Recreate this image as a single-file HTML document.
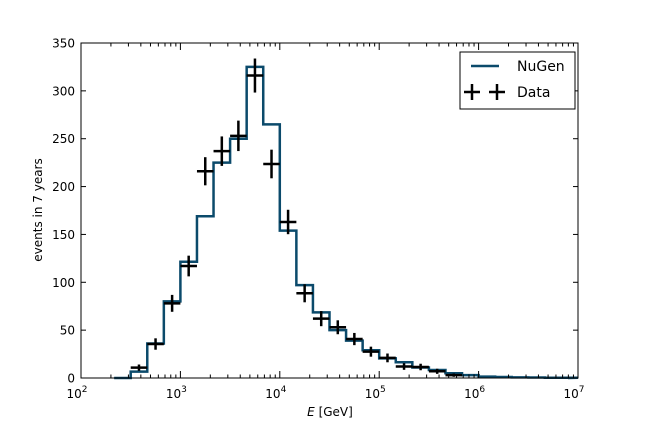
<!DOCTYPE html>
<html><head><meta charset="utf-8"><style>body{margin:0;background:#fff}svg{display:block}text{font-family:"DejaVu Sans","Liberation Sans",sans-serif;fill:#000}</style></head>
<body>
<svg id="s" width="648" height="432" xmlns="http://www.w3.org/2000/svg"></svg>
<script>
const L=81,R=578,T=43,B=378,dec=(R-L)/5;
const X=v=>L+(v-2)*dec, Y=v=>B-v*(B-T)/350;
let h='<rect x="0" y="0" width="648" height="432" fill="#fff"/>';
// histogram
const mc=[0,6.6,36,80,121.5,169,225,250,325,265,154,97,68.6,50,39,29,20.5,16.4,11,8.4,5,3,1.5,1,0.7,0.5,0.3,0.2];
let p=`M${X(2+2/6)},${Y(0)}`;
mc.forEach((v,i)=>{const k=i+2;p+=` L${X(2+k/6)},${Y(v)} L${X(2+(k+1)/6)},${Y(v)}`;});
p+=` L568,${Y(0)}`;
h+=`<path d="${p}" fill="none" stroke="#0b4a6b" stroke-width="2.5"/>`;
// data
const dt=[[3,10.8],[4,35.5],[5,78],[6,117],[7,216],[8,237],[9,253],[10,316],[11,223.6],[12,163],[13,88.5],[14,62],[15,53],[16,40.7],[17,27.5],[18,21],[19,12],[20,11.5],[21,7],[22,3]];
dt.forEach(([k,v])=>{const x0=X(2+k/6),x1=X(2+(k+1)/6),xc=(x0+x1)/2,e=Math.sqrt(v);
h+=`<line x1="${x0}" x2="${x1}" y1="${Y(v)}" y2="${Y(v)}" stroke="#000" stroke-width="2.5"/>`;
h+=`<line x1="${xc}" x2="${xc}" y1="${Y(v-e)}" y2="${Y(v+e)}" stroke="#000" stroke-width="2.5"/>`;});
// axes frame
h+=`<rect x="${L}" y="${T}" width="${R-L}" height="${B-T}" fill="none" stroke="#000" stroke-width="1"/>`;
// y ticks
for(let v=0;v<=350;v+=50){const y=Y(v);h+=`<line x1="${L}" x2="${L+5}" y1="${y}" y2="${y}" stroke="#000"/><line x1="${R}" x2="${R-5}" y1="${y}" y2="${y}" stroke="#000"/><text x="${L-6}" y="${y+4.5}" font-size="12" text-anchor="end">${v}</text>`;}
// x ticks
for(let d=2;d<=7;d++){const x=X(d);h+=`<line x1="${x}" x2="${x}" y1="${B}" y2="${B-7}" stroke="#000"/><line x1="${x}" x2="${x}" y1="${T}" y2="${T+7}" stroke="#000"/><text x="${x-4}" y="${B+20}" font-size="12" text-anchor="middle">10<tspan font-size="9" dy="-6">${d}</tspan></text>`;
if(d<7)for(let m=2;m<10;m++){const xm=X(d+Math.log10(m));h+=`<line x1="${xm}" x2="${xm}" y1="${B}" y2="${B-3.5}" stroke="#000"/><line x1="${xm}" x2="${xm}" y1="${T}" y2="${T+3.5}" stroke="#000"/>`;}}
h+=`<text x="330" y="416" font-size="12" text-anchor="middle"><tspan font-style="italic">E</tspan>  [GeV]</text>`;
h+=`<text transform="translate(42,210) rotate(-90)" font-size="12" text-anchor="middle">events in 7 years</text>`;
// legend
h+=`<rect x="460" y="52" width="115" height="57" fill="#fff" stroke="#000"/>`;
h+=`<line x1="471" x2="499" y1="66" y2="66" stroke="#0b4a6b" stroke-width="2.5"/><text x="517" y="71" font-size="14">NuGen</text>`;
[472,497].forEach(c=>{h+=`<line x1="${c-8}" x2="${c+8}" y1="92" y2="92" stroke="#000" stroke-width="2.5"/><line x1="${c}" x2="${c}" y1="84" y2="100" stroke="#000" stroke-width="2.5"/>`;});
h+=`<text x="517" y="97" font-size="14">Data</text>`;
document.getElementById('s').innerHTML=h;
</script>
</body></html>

REQUIREMENT ▸
Copy all the lines of data exactly as they appear, dropping any images.

RESPONSE FOR THIS EXERCISE ▸
Recreate this image as a single-file HTML document.
<!DOCTYPE html>
<html><head><meta charset="utf-8"><style>body{margin:0;background:#fff}svg{display:block}text{font-family:"DejaVu Sans","Liberation Sans",sans-serif;fill:#000}</style></head>
<body>
<svg id="s" width="648" height="432" xmlns="http://www.w3.org/2000/svg"></svg>
<script>
const L=81,R=578,T=43,B=378,dec=(R-L)/5;
const X=v=>L+(v-2)*dec, Y=v=>B-v*(B-T)/350;
let h='<rect x="0" y="0" width="648" height="432" fill="#fff"/>';
// histogram
const mc=[0,6.6,36,80,121.5,169,225,250,325,265,154,97,68.6,50,39,29,20.5,16.4,11,8.4,5,3,1.5,1,0.7,0.5,0.3,0.2];
let p=`M${X(2+2/6)},${Y(0)}`;
mc.forEach((v,i)=>{const k=i+2;p+=` L${X(2+k/6)},${Y(v)} L${X(2+(k+1)/6)},${Y(v)}`;});
p+=` L568,${Y(0)}`;
h+=`<path d="${p}" fill="none" stroke="#0b4a6b" stroke-width="2.5"/>`;
// data
const dt=[[3,10.8],[4,35.5],[5,78],[6,117],[7,216],[8,237],[9,253],[10,316],[11,223.6],[12,163],[13,88.5],[14,62],[15,53],[16,40.7],[17,27.5],[18,21],[19,12],[20,11.5],[21,7],[22,3]];
dt.forEach(([k,v])=>{const x0=X(2+k/6),x1=X(2+(k+1)/6),xc=(x0+x1)/2,e=Math.sqrt(v);
h+=`<line x1="${x0}" x2="${x1}" y1="${Y(v)}" y2="${Y(v)}" stroke="#000" stroke-width="2.5"/>`;
h+=`<line x1="${xc}" x2="${xc}" y1="${Y(v-e)}" y2="${Y(v+e)}" stroke="#000" stroke-width="2.5"/>`;});
// axes frame
h+=`<rect x="${L}" y="${T}" width="${R-L}" height="${B-T}" fill="none" stroke="#000" stroke-width="1"/>`;
// y ticks
for(let v=0;v<=350;v+=50){const y=Y(v);h+=`<line x1="${L}" x2="${L+5}" y1="${y}" y2="${y}" stroke="#000"/><line x1="${R}" x2="${R-5}" y1="${y}" y2="${y}" stroke="#000"/><text x="${L-6}" y="${y+4.5}" font-size="12" text-anchor="end">${v}</text>`;}
// x ticks
for(let d=2;d<=7;d++){const x=X(d);h+=`<line x1="${x}" x2="${x}" y1="${B}" y2="${B-7}" stroke="#000"/><line x1="${x}" x2="${x}" y1="${T}" y2="${T+7}" stroke="#000"/><text x="${x-4}" y="${B+20}" font-size="12" text-anchor="middle">10<tspan font-size="9" dy="-6">${d}</tspan></text>`;
if(d<7)for(let m=2;m<10;m++){const xm=X(d+Math.log10(m));h+=`<line x1="${xm}" x2="${xm}" y1="${B}" y2="${B-3.5}" stroke="#000"/><line x1="${xm}" x2="${xm}" y1="${T}" y2="${T+3.5}" stroke="#000"/>`;}}
h+=`<text x="330" y="416" font-size="12" text-anchor="middle"><tspan font-style="italic">E</tspan>  [GeV]</text>`;
h+=`<text transform="translate(42,210) rotate(-90)" font-size="12" text-anchor="middle">events in 7 years</text>`;
// legend
h+=`<rect x="460" y="52" width="115" height="57" fill="#fff" stroke="#000"/>`;
h+=`<line x1="471" x2="499" y1="66" y2="66" stroke="#0b4a6b" stroke-width="2.5"/><text x="517" y="71" font-size="14">NuGen</text>`;
[472,497].forEach(c=>{h+=`<line x1="${c-8}" x2="${c+8}" y1="92" y2="92" stroke="#000" stroke-width="2.5"/><line x1="${c}" x2="${c}" y1="84" y2="100" stroke="#000" stroke-width="2.5"/>`;});
h+=`<text x="517" y="97" font-size="14">Data</text>`;
document.getElementById('s').innerHTML=h;
</script>
</body></html>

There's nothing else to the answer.